Privacy laws don't ban scraping - they regulate how you collect and use personal data. You need a lawful basis (GDPR) or proper disclosure (CCPA), and you must honor opt-out and deletion requests. Enforcement is active, with hundreds of CCPA investigations in progress and fines exceeding $1M.
What's the best free tool for scraping leads?
Apify's free tier includes $5 in compute credits for raw web scraping across Google Maps and directories. For verified B2B contacts without scraping, Prospeo's free tier gives you 75 verified emails per month at 98% accuracy - enough to test a real outbound campaign without risking your domain.

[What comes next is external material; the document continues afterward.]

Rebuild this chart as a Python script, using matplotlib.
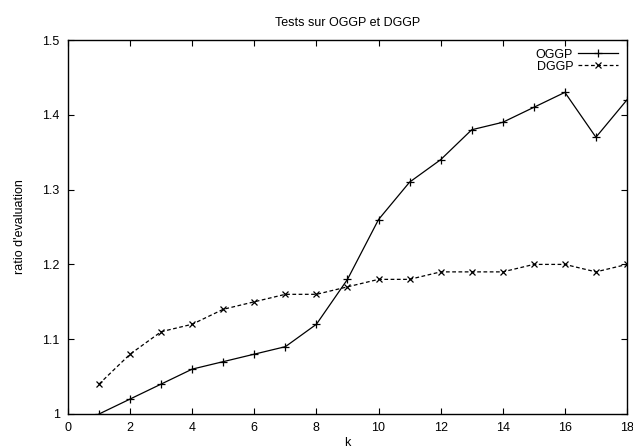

Should I scrape or use a B2B database?
Scrape when your target data doesn't exist in any database - hyper-local businesses, niche directories, event attendee lists. For standard B2B contacts filtered by job title, industry, or company size, a verified database gets you there in minutes without code or ban risk.
How do I keep scraped leads from bouncing?
Never send to an unverified list. Run every scraped email through a verification tool that checks for catch-all domains, spam traps, and honeypots. In our experience, teams that add a verification step consistently drop bounce rates below 5% - Stack Optimize, for example, maintains 94%+ deliverability across all client campaigns with this approach.